NH – Middle Sugarloaf (Bethlehem, NH)

[Caution: This is not a trail guide. If you are planning to do this hike, consult a real trail guide (for example this one), have a map, compass, and other reasonable hiking equipment.]

Update: We hiked this again on November 20, 2020. We hiked both North and Middle Sugarloaf on May 27, 2022.

The Sugarloaf Trail leaves the Zealand Road about 1 mile from Rt. 302 and provides access to two peaks, North Sugarloaf and Middle Sugarloaf. Middle Sugarloaf is on the NH "52 with a view list". The hike to Middle Sugarloaf is about 1.4 miles and gains about 900 feet of elevation from about 1644 ft. to about 2539 ft. at the summit.

We have done this trip before, hiking to the top of both peaks; the last time we just hiked to North Sugarloaf with our friends Waldek and Irina. (blog post here) This time we hiked to Middle Sugarloaf with our friends Jim and Sue.

There is parking for the Sugarloaf trail just before the bridge at the end of the paved part of Zealand Road (the road turns to dirt after the bridge). The actual trailhead is on the far side of the bridge. It starts co-incident with the Trestle Trail along the Zealand River, but splits off to the left from the Trestle Trail (which has a warning that the bridge is out) at about 0.2 miles.

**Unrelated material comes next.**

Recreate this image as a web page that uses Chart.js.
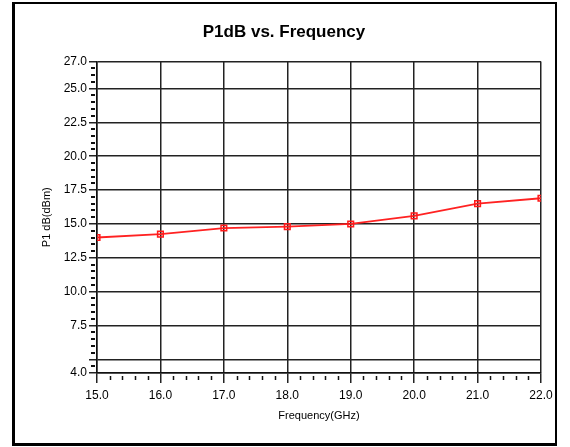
<!DOCTYPE html>
<html>
<head>
<meta charset="utf-8">
<script src="https://cdn.jsdelivr.net/npm/chart.js@4"></script>
<style>
  html, body { margin: 0; padding: 0; background: #fff; }
  canvas { display: block; }
</style>
</head>
<body>
<canvas id="p1dbChart" width="570" height="447"></canvas>
<script>
const frequencies = [15, 16, 17, 18, 19, 20, 21, 22];
const p1dbValues = [14.0, 14.25, 14.7, 14.8, 15.0, 15.6, 16.5, 16.9];
const xTicks = [15, 16, 17, 18, 19, 20, 21, 22];
const yTicks = [4, 5, 7.5, 10, 12.5, 15, 17.5, 20, 22.5, 25, 27];
const yHiddenLabels = [5];

const FONT = "'Liberation Sans', Arial, sans-serif";

// white background + outer frame
const framePlugin = {
  id: "frame",
  beforeDraw(chart) {
    const ctx = chart.ctx;
    ctx.save();
    ctx.fillStyle = "#fff";
    ctx.fillRect(0, 0, chart.width, chart.height);
    ctx.fillStyle = "#000";
    ctx.fillRect(12, 2, 545, 2);      // top
    ctx.fillRect(555, 2, 2, 444);     // right
    ctx.fillRect(12, 2, 3, 444);      // left
    ctx.fillRect(12, 443, 545, 3);    // bottom
    ctx.restore();
  }
};

// small minor tick marks outside the plot
const minorTicks = {
  id: "minorTicks",
  afterDraw(chart) {
    const ctx = chart.ctx;
    const xs = chart.scales.x, ys = chart.scales.y;
    ctx.save();
    ctx.strokeStyle = "#111";
    ctx.lineWidth = 2;
    ctx.beginPath();
    for (let i = 8; i <= 54; i++) {
      const v = i / 2;
      if (yTicks.includes(v)) continue;
      const py = Math.round(ys.getPixelForValue(v));
      ctx.moveTo(ys.right - 6, py);
      ctx.lineTo(ys.right - 2, py);
    }
    ctx.stroke();
    ctx.lineWidth = 1.5;
    ctx.beginPath();
    for (let i = 0; i <= 35; i++) {
      const v = 15 + i / 5;
      if (Number.isInteger(Math.round(v * 1000) / 1000)) continue;
      const px = Math.round(xs.getPixelForValue(v)) + 0.5;
      ctx.moveTo(px, xs.top + 3);
      ctx.lineTo(px, xs.top + 7);
    }
    ctx.stroke();
    ctx.restore();
  }
};

new Chart(document.getElementById("p1dbChart"), {
  type: "line",
  data: {
    datasets: [{
      label: "P1dB",
      data: frequencies.map((f, i) => ({ x: f, y: p1dbValues[i] })),
      borderColor: "#ff2222",
      borderWidth: 1.8,
      backgroundColor: "rgba(255,0,0,0.12)",
      pointStyle: "rect",
      pointRadius: 4,
      pointBorderWidth: 1.5,
      pointBorderColor: "#ff1a1a",
      tension: 0
    }]
  },
  options: {
    responsive: false,
    animation: false,
    layout: { padding: { left: 27, right: 29, top: 0, bottom: 19 } },
    plugins: {
      legend: { display: false },
      tooltip: { enabled: false },
      title: {
        display: true,
        text: "P1dB vs. Frequency",
        color: "#000",
        font: { family: FONT, size: 17, weight: "bold" },
        padding: { top: 22, bottom: 19 }
      }
    },
    scales: {
      x: {
        type: "linear",
        min: 15,
        max: 22,
        afterBuildTicks: s => { s.ticks = xTicks.map(v => ({ value: v })); },
        afterFit: s => { s.height = 55; },
        grid: { color: "#222", lineWidth: 1.5, tickLength: 10 },
        border: { color: "#111", width: 1.5 },
        ticks: {
          color: "#000",
          font: { family: FONT, size: 12 },
          padding: 5,
          maxRotation: 0,
          callback: v => Number(v).toFixed(1)
        },
        title: {
          display: true,
          text: "Frequency(GHz)",
          color: "#000",
          font: { family: FONT, size: 11 },
          padding: { top: 0, bottom: 5 }
        }
      },
      y: {
        type: "linear",
        min: 4,
        max: 27,
        afterBuildTicks: s => { s.ticks = yTicks.map(v => ({ value: v })); },
        afterFit: s => { s.width = 70; },
        grid: { color: "#222", lineWidth: 1.5, tickLength: 8 },
        border: { color: "#111", width: 1.5 },
        ticks: {
          color: "#000",
          font: { family: FONT, size: 12 },
          padding: 2,
          callback: v => yHiddenLabels.includes(v) ? "" : Number(v).toFixed(1)
        },
        title: {
          display: true,
          text: "P1 dB(dBm)",
          color: "#000",
          font: { family: FONT, size: 11 },
          padding: { top: 13, bottom: 0 }
        }
      }
    }
  },
  plugins: [framePlugin, minorTicks]
});
</script>
</body>
</html>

The trail crosses a logging road and climbs gradually, passing some large boulders we seem to always stop at and take pictures. There is an abrupt climb at 0.7 miles to the notch at 0.9 miles. The trail traverses a ridge for 0.2 mi, then turns right and climbs by switchbacks to Middle Sugarloaf, steep in the last section, and with a ladder to the summit.

Along the river.

After turn away from river.

Too narrow to go through (at the bottom).

Heading up.

Almost at the junction.


Ridge for a bit.


At the ladder.


The trip took about an hour. The views were just about in all directions, though the peaks around Mt. Washington were cloud-covered.

South Twin on the left, North Twin on the right.

Washington in the clouds, the cog railway heading up to the peak.
Washington and the Presidentials on November 20, 2020

Looking north.
Double Samberging™ #Samberging.

Sibbaldiopsis tridentata -- three-toothed-cinquefoil. On the peak.
Kalmia angustifolia — sheep-laurel. On the peak.
Thalictrum pubescens – tall meadow-rue. Down by the Zealand River on the way back to the trailhead.

The map shows our previous path to North Sugarloaf as well.

At 1.4 miles to the top this is a short hike and on its face 900 feet of elevation over 1.4 miles is only 600 feet per mile which isn’t too bad, but a lot of the elevation change was concentrated into a few stretches, one climbing to the junction and the second climbing to the peak of Middle Sugarloaf.